I also notice that your from Caledon, I use to live in Bolton for 18 years until I moved this year just north of hwy 9 and 50. I probably know allot of the same people that you do, you know how small towns are. Nice talking, keep in touch


----------



## ALC-GregH (Nov 26, 2008)

Nice stuff ya got there.


----------



## ALC-GregH (Nov 26, 2008)

oh yeah, try to get some plowing video if ya can.


----------



## BIGBEN2004 (Aug 28, 2008)

FYI those controls were not Cat controls, Takeuchi is the brand that invented the style controls where the left joystick drives the machine and the right one works the bucket and loader arms. Cat just copied them when the introduced their machines around 1999 or 2000. Once you are used to them most don't want anything else. I learned on a Case 1845C and now I love my Takeuchi TL130. 
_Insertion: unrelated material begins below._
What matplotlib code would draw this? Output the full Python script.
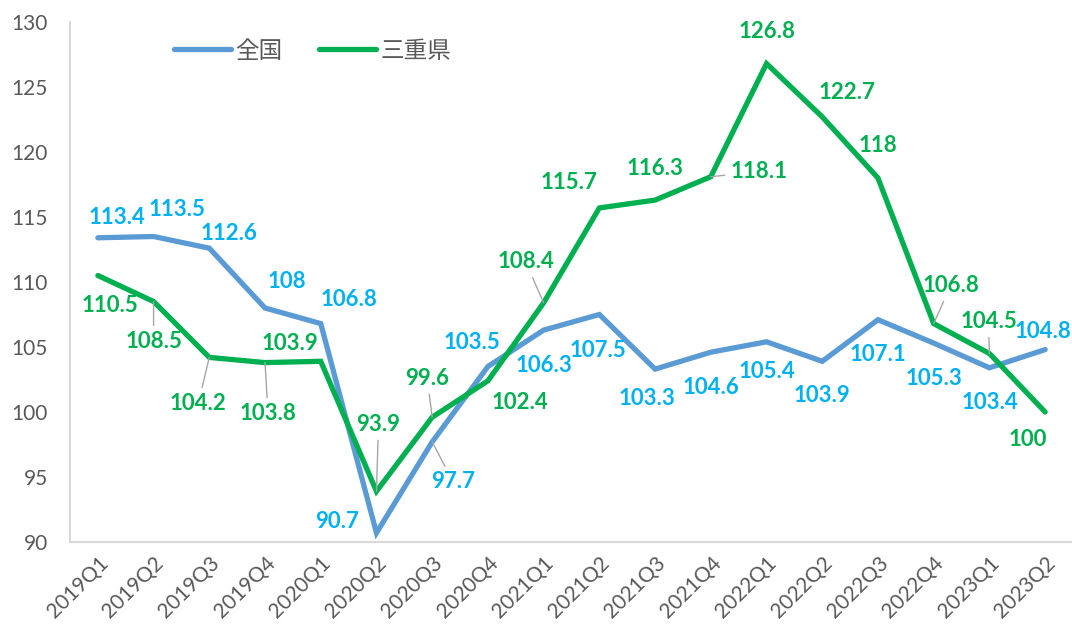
import numpy as np
import matplotlib
matplotlib.use("Agg")
import matplotlib.pyplot as plt

# データ
quarters = ["2019Q1", "2019Q2", "2019Q3", "2019Q4", "2020Q1", "2020Q2",
            "2020Q3", "2020Q4", "2021Q1", "2021Q2", "2021Q3", "2021Q4",
            "2022Q1", "2022Q2", "2022Q3", "2022Q4", "2023Q1", "2023Q2"]
zenkoku = [113.4, 113.5, 112.6, 108, 106.8, 90.7, 97.7, 103.5, 106.3,
           107.5, 103.3, 104.6, 105.4, 103.9, 107.1, 105.3, 103.4, 104.8]
mie = [110.5, 108.5, 104.2, 103.8, 103.9, 93.9, 99.6, 102.4, 108.4,
       115.7, 116.3, 118.1, 126.8, 122.7, 118, 106.8, 104.5, 100]
series_names = ["全国", "三重県"]
y_ticks = [90, 95, 100, 105, 110, 115, 120, 125, 130]

# ラベル位置 (ピクセル単位のオフセット) と引き出し線の有無
zenkoku_offsets = [(19, 20), (23, 27), (20, 15), (22, 27), (28, 24), (-39, 11),
                   (21, -40), (-16, 24), (0, -35), (-1, -36), (-8, -29), (0, -35),
                   (0, -30), (0, -34), (0, -35), (0, -35), (0, -35), (-2, 18)]
zenkoku_leader = {6}
mie_offsets = [(12, -30), (0, -40), (-11, -46), (3, -51), (-31, 18), (2, 67),
               (-5, 39), (32, -22), (-18, 41), (-30, 25), (0, 32), (48, 5),
               (1, 32), (25, 24), (0, 32), (17, 38), (-1, 32), (-17, -28)]
mie_leader = {1, 2, 3, 5, 6, 8, 11, 15, 16}

line_colors = ["#5B9BD5", "#00B050"]
label_colors = ["#00B0F0", "#00B050"]
gray = "#595959"
num_font = ["Lato", "DejaVu Sans"]
cjk_font = ["Noto Sans CJK JP", "DejaVu Sans"]

fig = plt.figure(figsize=(10.72, 6.27), dpi=100)
ax = fig.add_axes([70 / 1072, 85 / 627, 1003 / 1072, 520 / 627])

x = np.arange(len(quarters))
for vals, lc, tc, offs, leaders, name in [
        (zenkoku, line_colors[0], label_colors[0], zenkoku_offsets, zenkoku_leader, series_names[0]),
        (mie, line_colors[1], label_colors[1], mie_offsets, mie_leader, series_names[1])]:
    ax.plot(x, vals, color=lc, lw=3.8, solid_joinstyle="miter", solid_capstyle="round", label=name)
    for i, v in enumerate(vals):
        props = None
        if i in leaders:
            props = dict(arrowstyle="-", color="#A6A6A6", lw=1.0, shrinkA=2, shrinkB=0)
        ax.annotate(f"{v:g}", (x[i], v), xytext=offs[i], textcoords="offset pixels",
                    ha="center", va="center", color=tc, fontsize=16,
                    fontweight="bold", family=num_font, arrowprops=props,
                    annotation_clip=False)

ax.set_xlim(-0.5, len(quarters) - 0.5)
ax.set_ylim(90, 130)
ax.set_yticks(y_ticks)
ax.set_yticklabels([str(t) for t in y_ticks], family=num_font, fontsize=15, color=gray)
ax.set_xticks(x)
ax.set_xticklabels(quarters, rotation=45, ha="right", rotation_mode="anchor",
                   family=num_font, fontsize=15, color=gray)
ax.tick_params(axis="y", length=0, pad=16)
ax.tick_params(axis="x", length=0, pad=8)

for s in ["top", "right"]:
    ax.spines[s].set_visible(False)
for s in ["left", "bottom"]:
    ax.spines[s].set_color("#D9D9D9")
    ax.spines[s].set_linewidth(1.5)

leg = ax.legend(loc="center left", bbox_to_anchor=(174 / 1072, 1 - 51 / 627),
                bbox_transform=fig.transFigure, ncol=2, frameon=False,
                prop={"family": cjk_font, "size": 17}, handlelength=2.4,
                handletextpad=0.2, columnspacing=1.55, borderpad=0, borderaxespad=0)
for t in leg.get_texts():
    t.set_color(gray)

fig.savefig("out.png", dpi=100)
I love those plows but I imagine for quality like that it comes with a price,


----------



## firehog13 (Aug 14, 2008)

Thanks for the heads up , I did not realize Takeuchi was the original inventers of that style control, I'll have to ride my buddy who works for Caterpillar and inform him that Cat needs to start calling that style Tak controls instead. I got really comfortable running Tak controls but had them changed because my employees are use to Case and I have people who want to rent my machine in the summer and are dead set on that style. I agree that Tak controls are a pretty sweet set up once you get you to them. Thanks for the FYI, I'm the type of guy who likes to have the right info about things. Much appreciated


----------



## nicksplowing (Oct 5, 2005)

*looks great cant wait to see it pushing 12 inchs *


----------



## mike6256 (Dec 15, 2007)

Firehog, are those department issued fire boots I saw there?? ;0)


----------



## firehog13 (Aug 14, 2008)

*boots*

No there winter saftey boots from Mark work warehouse, there rated for -100 and the toes are not steel but of a different material so they don't make tyour feet cold. About $150 snd worth every penny!tymusic


----------



## Dan85 (Oct 14, 2008)

Great Video, you have some seriously nice equipment there. I agree with the above poster, all those buttons to move the wings seems a bit cumbersome, good luck with the plowing!

- Dan


----------



## SullivanSeptic (Nov 30, 2008)

Nice set up. I have the same equipment but a Bobcat T300 instead of the Takeuchi.

Snowman79 was asking about a tracked machine. If you are only using it for snow removal, just get a tired machine. The track machines are very expensive and the sprokets can freeze to the track. I learned the hard way. The tracks are just for low ground pressure. I use mine for floation during the entire year on job sites doing dirt work. I love them for floatation but only ok in snow removal. At about 600 hours, my tracks started sliding all over when plowing. I now have 1100 hours on them and they are really bad in the snow. Just thought I would give my 2 cents.

Snowman79 where are u from in midwest?


----------